**** Dataset content

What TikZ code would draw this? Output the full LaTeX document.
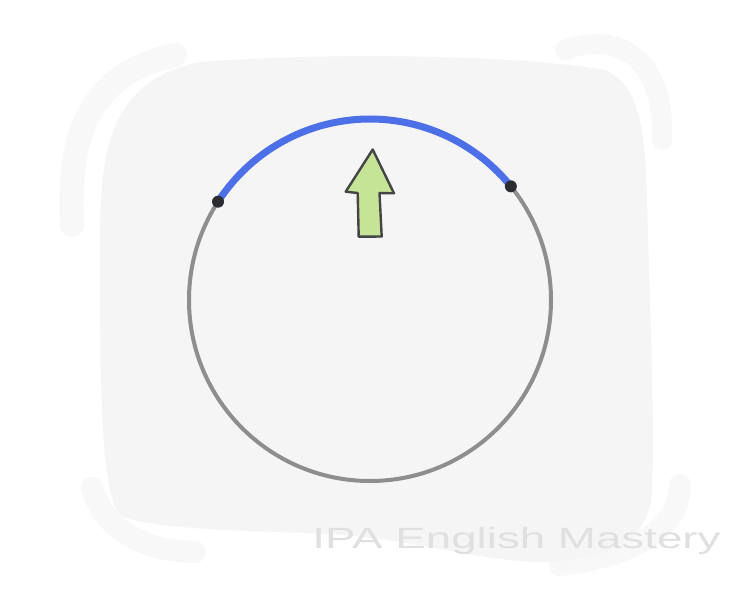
\documentclass[tikz,border=0pt]{standalone}
\usepackage{fontspec}
\setmainfont{Liberation Sans}
\usetikzlibrary{calc}
\definecolor{bgpanel}{HTML}{F5F5F5}
\definecolor{bgstroke}{HTML}{F8F8F8}
\definecolor{ringgray}{HTML}{8E8E8E}
\definecolor{arcblue}{HTML}{4D6FE8}
\definecolor{dotdark}{HTML}{2B2D33}
\definecolor{arrowgreen}{HTML}{C5E496}
\definecolor{arrowedge}{HTML}{454545}
\definecolor{wmgray}{HTML}{E0E0E0}
\tikzset{
  ring/.style={draw=ringgray, line width=4pt},
  bluearc/.style={draw=arcblue, line width=7pt},
  enddot/.style={circle, fill=dotdark, inner sep=0pt, minimum size=12pt},
  uparrow/.style={fill=arrowgreen, draw=arrowedge, line width=2.4pt, line join=round},
  brush/.style={draw=bgstroke, line cap=round, line join=round},
  watermark/.style={text=wmgray, inner sep=0pt, anchor=base, font=\fontsize{29.3}{30}\selectfont}
}
\begin{document}
\begin{tikzpicture}[x=1pt, y=-1pt]
\useasboundingbox (0,0) rectangle (750,600);
\fill[white] (0,0) rectangle (750,600);
% outer brush strokes
\draw[brush, line width=24pt] (72,225) .. controls (68,140) and (85,75) .. (175,55);
\draw[brush, line width=20pt] (565,50) .. controls (620,30) and (665,60) .. (662,140);
\draw[brush, line width=22pt] (92,488) .. controls (105,530) and (140,550) .. (195,552);
\draw[brush, line width=22pt] (680,485) .. controls (680,525) and (640,555) .. (560,565);
% main panel
\fill[bgpanel] (100,240) .. controls (100,150) and (110,80) .. (200,62)
  .. controls (330,52) and (520,55) .. (605,70)
  .. controls (640,85) and (645,130) .. (647,200)
  .. controls (650,320) and (655,420) .. (652,490)
  .. controls (650,540) and (610,560) .. (540,562)
  .. controls (470,560) and (420,540) .. (330,534)
  .. controls (240,530) and (150,530) .. (120,515)
  .. controls (100,490) and (100,380) .. (100,240) -- cycle;
% circle and arc
\coordinate (c) at (370,300);
\draw[ring] (c) circle (181);
\coordinate (L) at ($(c)+(-147.1:181)$);
\coordinate (R) at ($(c)+(-38.9:181)$);
\draw[bluearc] (L) arc[start angle=-147.1, end angle=-38.9, radius=181];
\node[enddot] (dl) at (L) {};
\node[enddot] (dr) at (R) {};
% green arrow
\filldraw[uparrow] (372.7,149.5) -- (394,193.3) -- (379.5,193) -- (381.7,236.5)
  -- (358.7,236.7) -- (357.7,193) -- (345.7,191.7) -- cycle;
% watermark
\node[watermark] (wm) at (516.5,548) {\scalebox{1.56}[1]{IPA English Mastery}};
\end{tikzpicture}
\end{document}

********

Request: Copy every line above word for word and exclude the pictures.

Exercise output:
What TikZ code would draw this? Output the full LaTeX document.
\documentclass[tikz,border=0pt]{standalone}
\usepackage{fontspec}
\setmainfont{Liberation Sans}
\usetikzlibrary{calc}
\definecolor{bgpanel}{HTML}{F5F5F5}
\definecolor{bgstroke}{HTML}{F8F8F8}
\definecolor{ringgray}{HTML}{8E8E8E}
\definecolor{arcblue}{HTML}{4D6FE8}
\definecolor{dotdark}{HTML}{2B2D33}
\definecolor{arrowgreen}{HTML}{C5E496}
\definecolor{arrowedge}{HTML}{454545}
\definecolor{wmgray}{HTML}{E0E0E0}
\tikzset{
  ring/.style={draw=ringgray, line width=4pt},
  bluearc/.style={draw=arcblue, line width=7pt},
  enddot/.style={circle, fill=dotdark, inner sep=0pt, minimum size=12pt},
  uparrow/.style={fill=arrowgreen, draw=arrowedge, line width=2.4pt, line join=round},
  brush/.style={draw=bgstroke, line cap=round, line join=round},
  watermark/.style={text=wmgray, inner sep=0pt, anchor=base, font=\fontsize{29.3}{30}\selectfont}
}
\begin{document}
\begin{tikzpicture}[x=1pt, y=-1pt]
\useasboundingbox (0,0) rectangle (750,600);
\fill[white] (0,0) rectangle (750,600);
% outer brush strokes
\draw[brush, line width=24pt] (72,225) .. controls (68,140) and (85,75) .. (175,55);
\draw[brush, line width=20pt] (565,50) .. controls (620,30) and (665,60) .. (662,140);
\draw[brush, line width=22pt] (92,488) .. controls (105,530) and (140,550) .. (195,552);
\draw[brush, line width=22pt] (680,485) .. controls (680,525) and (640,555) .. (560,565);
% main panel
\fill[bgpanel] (100,240) .. controls (100,150) and (110,80) .. (200,62)
  .. controls (330,52) and (520,55) .. (605,70)
  .. controls (640,85) and (645,130) .. (647,200)
  .. controls (650,320) and (655,420) .. (652,490)
  .. controls (650,540) and (610,560) .. (540,562)
  .. controls (470,560) and (420,540) .. (330,534)
  .. controls (240,530) and (150,530) .. (120,515)
  .. controls (100,490) and (100,380) .. (100,240) -- cycle;
% circle and arc
\coordinate (c) at (370,300);
\draw[ring] (c) circle (181);
\coordinate (L) at ($(c)+(-147.1:181)$);
\coordinate (R) at ($(c)+(-38.9:181)$);
\draw[bluearc] (L) arc[start angle=-147.1, end angle=-38.9, radius=181];
\node[enddot] (dl) at (L) {};
\node[enddot] (dr) at (R) {};
% green arrow
\filldraw[uparrow] (372.7,149.5) -- (394,193.3) -- (379.5,193) -- (381.7,236.5)
  -- (358.7,236.7) -- (357.7,193) -- (345.7,191.7) -- cycle;
% watermark
\node[watermark] (wm) at (516.5,548) {\scalebox{1.56}[1]{IPA English Mastery}};
\end{tikzpicture}
\end{document}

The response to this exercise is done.